(Rows from a dataset of charts and code)
## start

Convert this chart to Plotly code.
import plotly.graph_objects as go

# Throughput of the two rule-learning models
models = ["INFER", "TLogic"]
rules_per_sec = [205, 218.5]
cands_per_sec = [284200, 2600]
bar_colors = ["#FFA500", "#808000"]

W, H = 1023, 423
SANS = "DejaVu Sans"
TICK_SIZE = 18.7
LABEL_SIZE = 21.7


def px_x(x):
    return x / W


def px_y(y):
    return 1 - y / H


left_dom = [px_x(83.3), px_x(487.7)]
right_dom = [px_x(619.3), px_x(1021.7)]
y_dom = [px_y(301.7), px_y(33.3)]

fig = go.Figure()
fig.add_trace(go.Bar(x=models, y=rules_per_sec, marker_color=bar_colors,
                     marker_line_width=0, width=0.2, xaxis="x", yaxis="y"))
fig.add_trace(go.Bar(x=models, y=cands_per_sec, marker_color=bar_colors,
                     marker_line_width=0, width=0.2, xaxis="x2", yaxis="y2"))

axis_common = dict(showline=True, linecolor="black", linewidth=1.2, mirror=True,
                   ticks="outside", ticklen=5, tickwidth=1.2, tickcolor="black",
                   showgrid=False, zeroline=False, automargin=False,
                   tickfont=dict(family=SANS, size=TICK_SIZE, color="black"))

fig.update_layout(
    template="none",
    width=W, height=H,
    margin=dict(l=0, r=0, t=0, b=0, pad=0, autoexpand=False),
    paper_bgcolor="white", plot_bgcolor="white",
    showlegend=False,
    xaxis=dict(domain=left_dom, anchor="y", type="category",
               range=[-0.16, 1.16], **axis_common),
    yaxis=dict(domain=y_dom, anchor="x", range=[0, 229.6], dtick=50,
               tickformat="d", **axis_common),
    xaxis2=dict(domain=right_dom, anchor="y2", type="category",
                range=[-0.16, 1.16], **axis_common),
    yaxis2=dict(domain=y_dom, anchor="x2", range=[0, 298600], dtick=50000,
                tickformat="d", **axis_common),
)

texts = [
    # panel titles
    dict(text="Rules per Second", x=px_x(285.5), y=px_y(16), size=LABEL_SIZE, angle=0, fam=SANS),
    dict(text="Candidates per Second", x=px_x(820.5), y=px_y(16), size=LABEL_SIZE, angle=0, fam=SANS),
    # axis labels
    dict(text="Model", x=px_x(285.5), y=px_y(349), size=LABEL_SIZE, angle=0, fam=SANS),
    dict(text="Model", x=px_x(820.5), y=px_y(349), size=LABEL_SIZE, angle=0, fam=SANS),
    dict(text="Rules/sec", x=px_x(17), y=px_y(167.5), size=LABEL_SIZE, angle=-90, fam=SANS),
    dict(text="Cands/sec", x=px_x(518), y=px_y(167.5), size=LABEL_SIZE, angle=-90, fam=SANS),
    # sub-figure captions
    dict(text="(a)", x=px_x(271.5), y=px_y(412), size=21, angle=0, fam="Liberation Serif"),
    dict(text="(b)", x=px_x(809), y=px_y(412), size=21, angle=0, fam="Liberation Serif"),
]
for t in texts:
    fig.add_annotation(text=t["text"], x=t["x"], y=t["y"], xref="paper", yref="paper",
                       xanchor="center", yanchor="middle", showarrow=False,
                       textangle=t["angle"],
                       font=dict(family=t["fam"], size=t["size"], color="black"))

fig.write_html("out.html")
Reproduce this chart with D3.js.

## end

WHAT IS EXPECTED:
Each record must be repeated exactly as it is.

SOLUTION TO THE PROBLEM:
Convert this chart to Plotly code.
import plotly.graph_objects as go

# Throughput of the two rule-learning models
models = ["INFER", "TLogic"]
rules_per_sec = [205, 218.5]
cands_per_sec = [284200, 2600]
bar_colors = ["#FFA500", "#808000"]

W, H = 1023, 423
SANS = "DejaVu Sans"
TICK_SIZE = 18.7
LABEL_SIZE = 21.7


def px_x(x):
    return x / W


def px_y(y):
    return 1 - y / H


left_dom = [px_x(83.3), px_x(487.7)]
right_dom = [px_x(619.3), px_x(1021.7)]
y_dom = [px_y(301.7), px_y(33.3)]

fig = go.Figure()
fig.add_trace(go.Bar(x=models, y=rules_per_sec, marker_color=bar_colors,
                     marker_line_width=0, width=0.2, xaxis="x", yaxis="y"))
fig.add_trace(go.Bar(x=models, y=cands_per_sec, marker_color=bar_colors,
                     marker_line_width=0, width=0.2, xaxis="x2", yaxis="y2"))

axis_common = dict(showline=True, linecolor="black", linewidth=1.2, mirror=True,
                   ticks="outside", ticklen=5, tickwidth=1.2, tickcolor="black",
                   showgrid=False, zeroline=False, automargin=False,
                   tickfont=dict(family=SANS, size=TICK_SIZE, color="black"))

fig.update_layout(
    template="none",
    width=W, height=H,
    margin=dict(l=0, r=0, t=0, b=0, pad=0, autoexpand=False),
    paper_bgcolor="white", plot_bgcolor="white",
    showlegend=False,
    xaxis=dict(domain=left_dom, anchor="y", type="category",
               range=[-0.16, 1.16], **axis_common),
    yaxis=dict(domain=y_dom, anchor="x", range=[0, 229.6], dtick=50,
               tickformat="d", **axis_common),
    xaxis2=dict(domain=right_dom, anchor="y2", type="category",
                range=[-0.16, 1.16], **axis_common),
    yaxis2=dict(domain=y_dom, anchor="x2", range=[0, 298600], dtick=50000,
                tickformat="d", **axis_common),
)

texts = [
    # panel titles
    dict(text="Rules per Second", x=px_x(285.5), y=px_y(16), size=LABEL_SIZE, angle=0, fam=SANS),
    dict(text="Candidates per Second", x=px_x(820.5), y=px_y(16), size=LABEL_SIZE, angle=0, fam=SANS),
    # axis labels
    dict(text="Model", x=px_x(285.5), y=px_y(349), size=LABEL_SIZE, angle=0, fam=SANS),
    dict(text="Model", x=px_x(820.5), y=px_y(349), size=LABEL_SIZE, angle=0, fam=SANS),
    dict(text="Rules/sec", x=px_x(17), y=px_y(167.5), size=LABEL_SIZE, angle=-90, fam=SANS),
    dict(text="Cands/sec", x=px_x(518), y=px_y(167.5), size=LABEL_SIZE, angle=-90, fam=SANS),
    # sub-figure captions
    dict(text="(a)", x=px_x(271.5), y=px_y(412), size=21, angle=0, fam="Liberation Serif"),
    dict(text="(b)", x=px_x(809), y=px_y(412), size=21, angle=0, fam="Liberation Serif"),
]
for t in texts:
    fig.add_annotation(text=t["text"], x=t["x"], y=t["y"], xref="paper", yref="paper",
                       xanchor="center", yanchor="middle", showarrow=False,
                       textangle=t["angle"],
                       font=dict(family=t["fam"], size=t["size"], color="black"))

fig.write_html("out.html")
Reproduce this chart with D3.js.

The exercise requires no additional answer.